En Côte d’Ivoire, les autorités se sont lancées dans un grand projet d’assainissement de certains quartiers de la capitale économique à l’urbanisation galopante. Chez les habitants des quartiers visés, mais pas encore détruits, l’inquiétude est palpable.

Qui sera déguerpi, et qui aura droit à un sursis ? Dans plusieurs quartiers populaires d’Abidjan, beaucoup retiennent leur souffle en attendant de connaître leur sort. Ce samedi 9 mars, les pelleteuses doivent reprendre leur entreprise de déguerpissement c’est-à-dire de démolition d’habitats ou commerces jugés illégaux  dans la capitale économique ivoirienne. « Nous avons appris que le district d’Abidjan va déguerpir le carrefour Deux plateaux, mais on ne sait pas vers quel côté, se plaint un jeune homme devant son box d’achats de crédits de communication, à quelques mètres du carrefour. On se demande si ce sera ici ou de l’autre côté de la voie, parce que toute la zone s’appelle carrefour deux plateaux. »

En tout, 176 sites menacés de déguerpissement ont été listés par le district autonome d’Abidjan. Pour son nouveau ministre-gouverneur, Ibrahim Cissé Bacongo, il s’agit « d’une mission assignée par le président de la République », qui lui « a fait confiance en [le] nommant à ce poste ». « Il ne s’agit pas de 176 quartiers à éradiquer, à démolir systématiquement. Il s’agit de 176 sites à risque, a-t-il précisé dans une récente interview au journal gouvernemental Fraternité Matin. Pour accomplir cette mission, je n’ai pas de délai particulier à observer. »

Mise en demeure

Toutefois, les autorités communiquent peu, ou mal sur le sujet car sur le terrain, rares sont ceux qui, comme Moussa, mécanicien au carrefour Zoo, disent avoir reçu une mise en demeure. Le garage où il travaille est lui même menacé de déguerpissement. « Nous ne savons pas quand ils viendront et s’ils viendront, mais c’est logique que nous soyons déguerpis, car je suis conscient que nous sommes installés sur le domaine public », avoue Lamine, le patron du garage.

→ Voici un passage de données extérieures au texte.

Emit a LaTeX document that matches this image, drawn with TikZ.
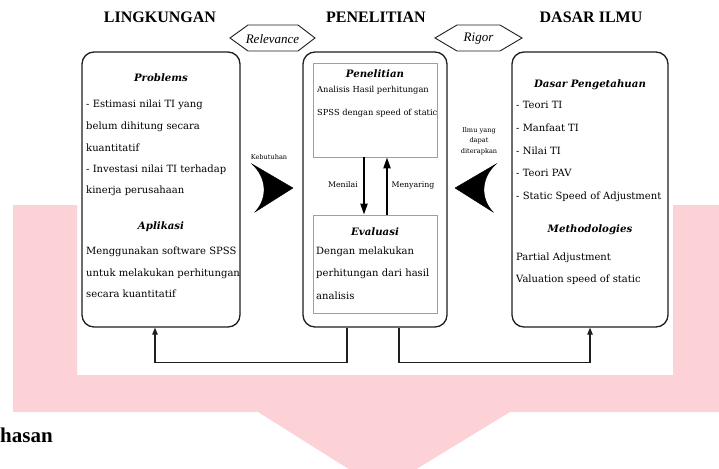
\documentclass[tikz,border=0pt]{standalone}
\usepackage{fontspec}
\setmainfont{Liberation Serif}
\newfontfamily\dv{DejaVu Serif}
\usetikzlibrary{arrows.meta}
\definecolor{wm}{RGB}{253,210,214}
\definecolor{bx}{RGB}{30,30,30}
\tikzset{
  bigbox/.style={draw=bx, line width=1.3pt, rounded corners=12pt, fill=white},
  innerbox/.style={draw=gray!75, line width=0.8pt, fill=white},
  hexa/.style={draw=bx, line width=0.9pt, fill=white},
  title/.style={font=\fontsize{16}{18}\selectfont\bfseries, inner sep=0pt},
  tag/.style={font=\fontsize{13}{15}\selectfont\itshape, inner sep=0pt},
  head/.style={font=\dv\fontsize{10.2}{12}\selectfont\bfseries\itshape, inner sep=0pt},
  txt/.style={font=\dv\fontsize{10}{12}\selectfont, inner sep=0pt, anchor=base west},
  small/.style={font=\dv\fontsize{8.3}{10}\selectfont, inner sep=0pt, anchor=base west},
  tiny/.style={font=\dv\fontsize{6.6}{10.5}\selectfont, inner sep=0pt, align=center},
  lbl/.style={font=\dv\fontsize{7.8}{10}\selectfont, inner sep=0pt},
  flow/.style={line width=2pt, -{Triangle[width=7pt,length=11pt]}},
  conn/.style={line width=1.1pt, draw=bx, -{Triangle[width=5.5pt,length=7pt]}},
  bighead/.style={fill=black, draw=black, line width=0.4pt}
}
\begin{document}
\begin{tikzpicture}[x=1pt,y=-1pt]
\useasboundingbox (0,0) rectangle (719,468);
\clip (0,0) rectangle (719,468);
% watermark
\fill[wm] (13,205) -- (77,205) -- (77,375) -- (673,375) -- (673,205) -- (719,205)
  -- (719,412) -- (510,412) -- (382,490) -- (258,412) -- (13,412) -- cycle;
% titles
\node[title] (t1) at (160,17) {LINGKUNGAN};
\node[title] (t2) at (376,17) {PENELITIAN};
\node[title] (t3) at (591,17) {DASAR ILMU};
% hexagons
\draw[hexa] (230,38) -- (248,25) -- (298,25) -- (315,38) -- (298,51) -- (248,51) -- cycle;
\node[tag] (rel) at (272.5,39) {Relevance};
\draw[hexa] (435,38) -- (457,25) -- (500,25) -- (522,38) -- (500,51) -- (457,51) -- cycle;
\node[tag] (rig) at (478.5,39) {Rigor};
% big boxes
\node[bigbox, minimum width=158pt, minimum height=275pt] (L) at (161,189.5) {};
\node[bigbox, minimum width=144pt, minimum height=275pt] (M) at (375,189.5) {};
\node[bigbox, minimum width=156pt, minimum height=275pt] (R) at (590,189.5) {};
% left box text
\node[head] (lh1) at (161,78) {Problems};
\node[txt] (l1) at (86,107) {- Estimasi nilai TI yang};
\node[txt] (l2) at (86,129) {belum dihitung secara};
\node[txt] (l3) at (86,151) {kuantitatif};
\node[txt] (l4) at (86,172) {- Investasi nilai TI terhadap};
\node[txt] (l5) at (86,193) {kinerja perusahaan};
\node[head] (lh2) at (161,227) {Aplikasi};
\node[txt] (l6) at (86,254) {Menggunakan software SPSS};
\node[txt] (l7) at (86,276) {untuk melakukan perhitungan};
\node[txt] (l8) at (86,297) {secara kuantitatif};
% middle
\node[innerbox, minimum width=124pt, minimum height=94pt] (P) at (375,110) {};
\node[head] (mh1) at (375,74) {Penelitian};
\node[small] (m1) at (317,93) {Analisis Hasil perhitungan};
\node[small] (m2) at (317,116) {SPSS dengan speed of static};
\node[innerbox, minimum width=124pt, minimum height=98pt] (E) at (375,264) {};
\node[head] (mh2) at (375,232) {Evaluasi};
\node[txt] (m3) at (316,254) {Dengan melakukan};
\node[txt] (m4) at (316,276) {perhitungan dari hasil};
\node[txt] (m5) at (316,299) {analisis};
\draw[flow] (P.south -| 364,0) -- (E.north -| 364,0);
\draw[flow] (E.north -| 387,0) -- (P.south -| 387,0);
\node[lbl] (men) at (343,185) {Menilai};
\node[lbl] (mey) at (413,185) {Menyaring};
% right box text
\node[head] (rh1) at (590,85) {Dasar Pengetahuan};
\node[txt] (r1) at (516,109) {- Teori TI};
\node[txt] (r2) at (516,131.5) {- Manfaat TI};
\node[txt] (r3) at (516,154) {- Nilai TI};
\node[txt] (r4) at (516,176.5) {- Teori PAV};
\node[txt] (r5) at (516,199) {- Static Speed of Adjustment};
\node[head] (rh2) at (590,230) {Methodologies};
\node[txt] (r6) at (516,260) {Partial Adjustment};
\node[txt] (r7) at (516,282) {Valuation speed of static};
% side arrows
\node[tiny] (keb) at (269,157) {Kebutuhan};
\path[bighead] (252,164) -- (293,188) -- (255,212) .. controls (268,198) and (267,178) .. (252,164) -- cycle;
\node[tiny] (ilmu) at (479,141) {Ilmu yang\\dapat\\diterapkan};
\path[bighead] (496,164) -- (455,188) -- (493,212) .. controls (480,198) and (481,178) .. (496,164) -- cycle;
% bottom connectors
\draw[conn] ([xshift=-28pt]M.south) -- ++(0,35) -| ([xshift=-6pt]L.south);
\draw[conn] ([xshift=24pt]M.south) -- ++(0,35) -| (R.south);
% cut text
\node[font=\fontsize{21}{24}\selectfont\bfseries, inner sep=0pt, anchor=base west] (pb) at (0,442) {hasan};
\end{tikzpicture}
\end{document}
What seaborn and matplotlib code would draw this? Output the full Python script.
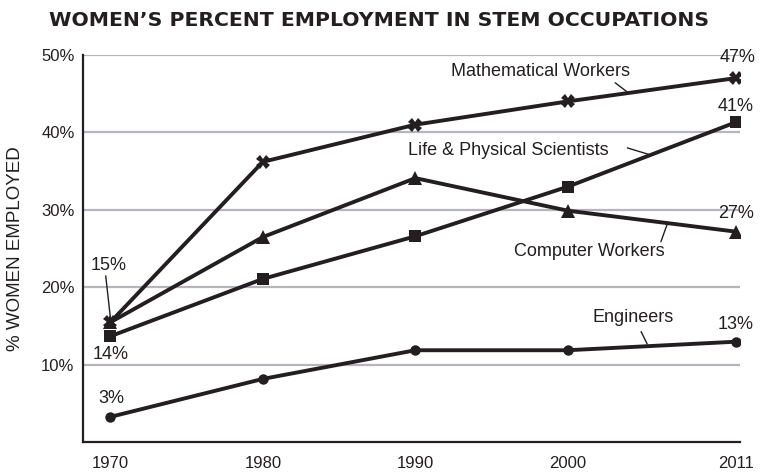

Les autres se fient aux propos des voisins et aux rumeurs sur les réseaux sociaux. Avec son nourrisson dans les bras, assis devant son petit stand de vente, Awa dit avoir reçu l’information d’un déguerpissement par ses proches voisins, mais « attend de voir ce qui va se passer le 9 mars ». « Je me dis qu’ils vont casser plus bas, dans le versant du quartier, qui peut être dangereux en saison de pluie, mais sinon ici, la pluie ne nous dérange pas, il n’y a pas de risques d’éboulement », essaie de se rassurer la jeune dame.

« Il paraît qu’ils vont tout casser »

À Abidjan, comme dans de nombreuses grandes capitales, les contextes géographiques et sociologiques varient beaucoup d’un quartier à l’autre, et parfois même au sein d’un même quartier. Comment savoir où commencent et se terminent les zones citées par le document du district d’Abidjan, alors que beaucoup de toponymes ne sont pas fixés par le cadastre, et relèvent plutôt du surnom improvisé par les riverains ? « On parle du carrefour Zoo, mais c’est où au juste ?, fait mine de s’interroger Jean Ako, militaire à la retraite. Le zoo, c’est là où on met les animaux. Ici, c’est un village, le village Tchagba. »

Tchagba est en effet un village de l’ethnie atchan (ébrié), originaire d’Abidjan. Comme plusieurs villages atchan, il a été happé par l’urbanisation galopante. Le petit village d’antan fait désormais partie du quartier Colombie les oliviers, souvent considéré comme précaire, surtout à cause du contraste avec son voisin très huppé des Deux plateaux. « Il paraît qu’ils vont casser tout Colombie, notre village y compris, mais je n’ai reçu aucune mise en demeure, affirme Jean Ako. Chacun a un village. Si tu casses le nôtre, où irons-nous ? Il faut que le gouvernement y pense. »

Des voisins de Jean Ako ont déjà commencé à déménager, de peur de se faire surprendre au matin du 9 mars, mais le retraité se dit confiant et continue même les travaux d’aménagement de sa buvette. « Les gens me demandent pourquoi je continue à investir dans mon maquis alors qu’ils peuvent venir tout casser ? Mais j’ai mes papiers donc je suis serein, j’attends donc le 9. »

Comme Jean Ako, les habitants de ces 176 sites ciblés par le district d’Abidjan attendent la venue, ou non, des bulldozers. Impossible de savoir s’ils connaîtront le même sort que Gesco, Boribana ou Banco 1.